- Born: 23 March 1959 Mayumba, Gabon
- Died: 7 June 2010 (aged 51) Libreville, Gabon
- Genres: Zouk, Soukous, Afropop
- Occupations: Singer, songwriter
- Years active: 1988–2010
- Label: Lusafrica BMG

= Oliver N'Goma =

Oliver N'Goma (23 March 1959 – 7 June 2010) was a Gabonese afro-zouk and soukous singer and guitarist. He was born in Mayumba in south-west Gabon in 1959. He is best known for his 1990 song Bane.

==Early life==
N'Goma's was first exposed to music by his father, a teacher and harmonium player. N'Goma took his first music lessons at the age of eight, and began performing for audiences in 1971, after his family left Mayumba for the Gabonese capital, Libreville so that he could attend school. While taking classes in accounting, he joined the school band, called Capo Sound, with whom he learned to play guitar.

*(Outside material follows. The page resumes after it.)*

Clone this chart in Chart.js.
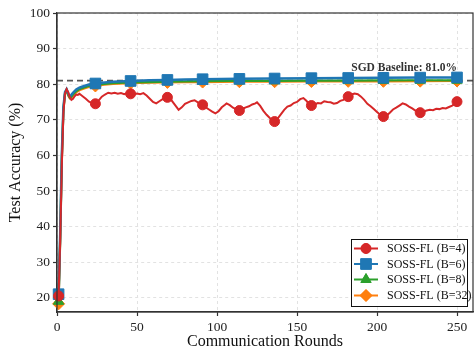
<!DOCTYPE html>
<html>
<head>
<meta charset="utf-8">
<script src="https://cdn.jsdelivr.net/npm/chart.js@4.4.1/dist/chart.umd.min.js"></script>
<style>
  html, body { margin: 0; padding: 0; background: #fff; }
  #wrap { width: 475px; height: 350px; position: relative; }
</style>
</head>
<body>
<div id="wrap"><canvas id="c" width="475" height="350"></canvas></div>
<script>
// Rounds at which the B=4 run was logged, and its accuracy
const redRounds = [1,2,3,4,5,6,7,8,9,10,11,12,13,14,16,18,20,22,24,26,28,30,32,34,36,38,40,42,44,46,48,50,52,54,56,58,60,62,64,66,69,71,73,75,76,78,80,82,84,86,88,91,93,95,97,99,101,103,105,106,108,110,112,114,116,118,120,122,124,125,127,129,131,133,135,136,138,140,142,144,146,148,150,152,154,156,157,159,161,163,165,167,169,171,173,175,177,179,182,184,186,188,190,192,194,196,198,200,202,204,206,208,210,212,214,216,218,220,222,224,227,229,231,233,235,237,239,241,243,245,247,249,250];
const accB4 = [20.5,36.0,57.0,72.0,77.4,78.6,77.8,76.3,75.6,75.9,76.6,77.1,77.0,77.3,76.6,75.9,75.1,74.7,74.5,75.4,76.5,77.1,77.6,77.4,77.6,77.3,77.5,77.2,77.5,77.3,77.1,77.4,77.2,77.5,76.8,75.9,75.0,74.6,75.2,75.8,76.3,75.8,74.6,73.4,72.8,73.5,74.5,74.9,75.3,75.5,74.9,74.2,73.5,72.9,72.3,71.8,72.4,73.5,74.2,74.6,74.1,73.4,73.0,72.6,73.1,73.5,73.8,74.3,74.6,74.9,73.9,72.5,71.4,70.5,69.8,69.5,70.4,71.6,72.8,73.7,74.0,74.7,75.0,75.8,76.1,75.3,74.6,74.0,74.3,74.7,74.6,75.2,75.0,74.9,74.5,74.7,75.3,75.6,76.5,77.1,77.4,77.2,76.5,75.6,74.5,73.8,73.0,72.2,71.4,70.9,71.2,72.0,72.9,73.4,74.0,74.6,74.3,73.7,73.2,72.6,72.0,72.3,72.6,72.8,72.7,73.1,73.0,73.3,73.2,73.6,74.0,74.6,75.1];

// Rounds logged for the larger-batch runs
const rounds = [1,2,3,4,5,6,7,8,9,10,12,14,17,20,24,28,35,46,58,69,80,91,114,136,159,182,204,227,250];
const accB6  = [21.0,38.0,60.0,73.5,77.8,78.6,77.4,76.6,77.0,77.6,78.5,79.0,79.5,79.9,80.2,80.4,80.7,80.9,81.1,81.2,81.3,81.4,81.5,81.6,81.7,81.75,81.8,81.85,81.9];
const accB8  = [19.0,37.0,59.0,73.0,77.5,78.4,77.0,76.2,76.5,77.1,78.0,78.6,79.1,79.5,79.8,80.0,80.3,80.5,80.6,80.7,80.8,80.85,80.9,80.95,81.0,81.0,81.05,81.1,81.1];
const accB32 = [18.3,36.0,58.0,72.5,77.2,78.2,76.8,76.0,76.2,76.8,77.7,78.3,78.8,79.2,79.5,79.8,80.1,80.3,80.4,80.5,80.6,80.6,80.7,80.7,80.75,80.8,80.8,80.85,80.9];

// Rounds that carry a marker on every curve
const markerRounds = [1,24,46,69,91,114,136,159,182,204,227,250];

const xTicks = [0,50,100,150,200,250];
const yTicks = [20,30,40,50,60,70,80,90,100];
const sgdBaseline = 81.0;

const seriesNames = ['SOSS-FL (B=4)','SOSS-FL (B=6)','SOSS-FL (B=8)','SOSS-FL (B=32)'];
const seriesColors = ['#d62728','#1f77b4','#2ca02c','#ff7f0e'];
const seriesShapes = ['circle','rect','triangle','rectRot'];
const shapeRadius = {circle: 5, rect: 7.5, triangle: 6, rectRot: 6};

const SERIF = '"Liberation Serif", "DejaVu Serif", serif';

function toPoints(xs, ys) { return xs.map((x, i) => ({x: x, y: ys[i]})); }

function makeDataset(i, xs, ys, width) {
  const shape = seriesShapes[i];
  return {
    label: seriesNames[i],
    data: toPoints(xs, ys),
    borderColor: seriesColors[i],
    backgroundColor: seriesColors[i],
    borderWidth: width,
    pointStyle: shape,
    pointRadius: ctx => markerRounds.includes(ctx.raw && ctx.raw.x) ? shapeRadius[shape] : 0,
    pointBorderWidth: 1,
    pointBorderColor: seriesColors[i],
    pointBackgroundColor: seriesColors[i],
    pointHoverRadius: 0,
    tension: 0,
    clip: false
  };
}

// Frame, baseline reference line and legend box
const decorations = {
  id: 'decorations',
  beforeDatasetsDraw(chart) {
    const {ctx, chartArea: a, scales} = chart;
    const y = scales.y.getPixelForValue(sgdBaseline);
    ctx.save();
    ctx.strokeStyle = '#555';
    ctx.lineWidth = 1.6;
    ctx.setLineDash([6, 4]);
    ctx.beginPath();
    ctx.moveTo(a.left, y);
    ctx.lineTo(a.right, y);
    ctx.stroke();
    ctx.restore();
  },
  afterDraw(chart) {
    const {ctx, chartArea: a, scales} = chart;
    ctx.save();
    // outer frame
    ctx.strokeStyle = '#333';
    ctx.lineWidth = 1.2;
    ctx.strokeRect(a.left, a.top, a.right - a.left, a.bottom - a.top);

    // baseline annotation
    ctx.fillStyle = '#333';
    ctx.font = 'bold 11.5px ' + SERIF;
    ctx.textAlign = 'right';
    ctx.textBaseline = 'alphabetic';
    ctx.fillText('SGD Baseline: 81.0%', scales.x.getPixelForValue(250), scales.y.getPixelForValue(83.7));

    // legend
    const bx = 351, by = 239, bw = 116, bh = 67;
    ctx.fillStyle = 'rgba(255,255,255,0.9)';
    ctx.fillRect(bx, by, bw, bh);
    ctx.strokeStyle = '#111';
    ctx.lineWidth = 1;
    ctx.strokeRect(bx + 0.5, by + 0.5, bw, bh);
    const rowY = [248.5, 264, 279.5, 295.5];
    for (let i = 0; i < seriesNames.length; i++) {
      const yy = rowY[i];
      ctx.strokeStyle = seriesColors[i];
      ctx.lineWidth = 2;
      ctx.beginPath();
      ctx.moveTo(354, yy);
      ctx.lineTo(378, yy);
      ctx.stroke();
      ctx.fillStyle = seriesColors[i];
      ctx.lineWidth = 1;
      Chart.helpers.drawPoint(ctx, {pointStyle: seriesShapes[i], radius: shapeRadius[seriesShapes[i]], rotation: 0, borderWidth: 1}, 366, yy);
      ctx.fill();
      ctx.fillStyle = '#111';
      ctx.font = '12px ' + SERIF;
      ctx.textAlign = 'left';
      ctx.textBaseline = 'middle';
      ctx.fillText(seriesNames[i], 387, yy + 0.5);
    }
    ctx.restore();
  }
};

new Chart(document.getElementById('c'), {
  type: 'line',
  data: {
    datasets: [
      makeDataset(0, redRounds, accB4, 2),
      makeDataset(1, rounds, accB6, 2.5),
      makeDataset(2, rounds, accB8, 2.2),
      makeDataset(3, rounds, accB32, 2.2)
    ]
  },
  options: {
    responsive: false,
    animation: false,
    events: [],
    layout: {autoPadding: false, padding: {top: 13, right: 2, left: 0, bottom: 0}},
    plugins: {legend: {display: false}, tooltip: {enabled: false}},
    scales: {
      x: {
        type: 'linear',
        min: 0,
        max: 260,
        afterBuildTicks: s => { s.ticks = xTicks.map(v => ({value: v})); },
        afterFit: s => { s.height = 38; s.paddingLeft = 0; s.paddingRight = 0; },
        grid: {color: '#e2e2e2', lineWidth: 1, tickLength: 4, tickColor: '#333', tickWidth: 1.2, tickBorderDash: []},
        border: {display: true, color: '#333', width: 1.2, dash: [3, 3]},
        ticks: {color: '#222', font: {family: SERIF, size: 13.5}, padding: 3, maxRotation: 0, autoSkip: false},
        title: {display: true, text: 'Communication Rounds', color: '#111', font: {family: SERIF, size: 16, lineHeight: 1}, padding: {top: 0, bottom: 0}}
      },
      y: {
        type: 'linear',
        min: 16,
        max: 100,
        afterBuildTicks: s => { s.ticks = yTicks.map(v => ({value: v})); },
        afterFit: s => { s.width = 57; s.paddingTop = 0; s.paddingBottom = 0; },
        grid: {color: '#e2e2e2', lineWidth: 1, tickLength: 4, tickColor: '#333', tickWidth: 1.2, tickBorderDash: []},
        border: {display: true, color: '#333', width: 1.2, dash: [3, 3]},
        ticks: {color: '#222', font: {family: SERIF, size: 13.5}, padding: 3, autoSkip: false},
        title: {display: true, text: 'Test Accuracy (%)', color: '#111', font: {family: SERIF, size: 16, lineHeight: 1}, padding: {top: 8, bottom: 0}}
      }
    }
  },
  plugins: [decorations]
});
</script>
</body>
</html>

The group performed at formal events, honing N'Goma's ability to perform on-stage. In 1988, N'Goma's love of film led him to a job with Gabon TV, where he worked in France as a cameraman.

==Career==
In Paris, N'Goma completed his demo tapes, which he had recorded at home in Gabon. He shared this music with Manu Lima, a well-known Cape Verdean record producer. Lima was impressed with N'Goma's music and handled the artistic direction of his first record, Bane, which enjoyed modest success until receiving heavy airplay in Africa. In particular, the title track rose in popularity in Africa, France, and the French West Indies, as a party anthem. The album is one of the best-selling African albums to date.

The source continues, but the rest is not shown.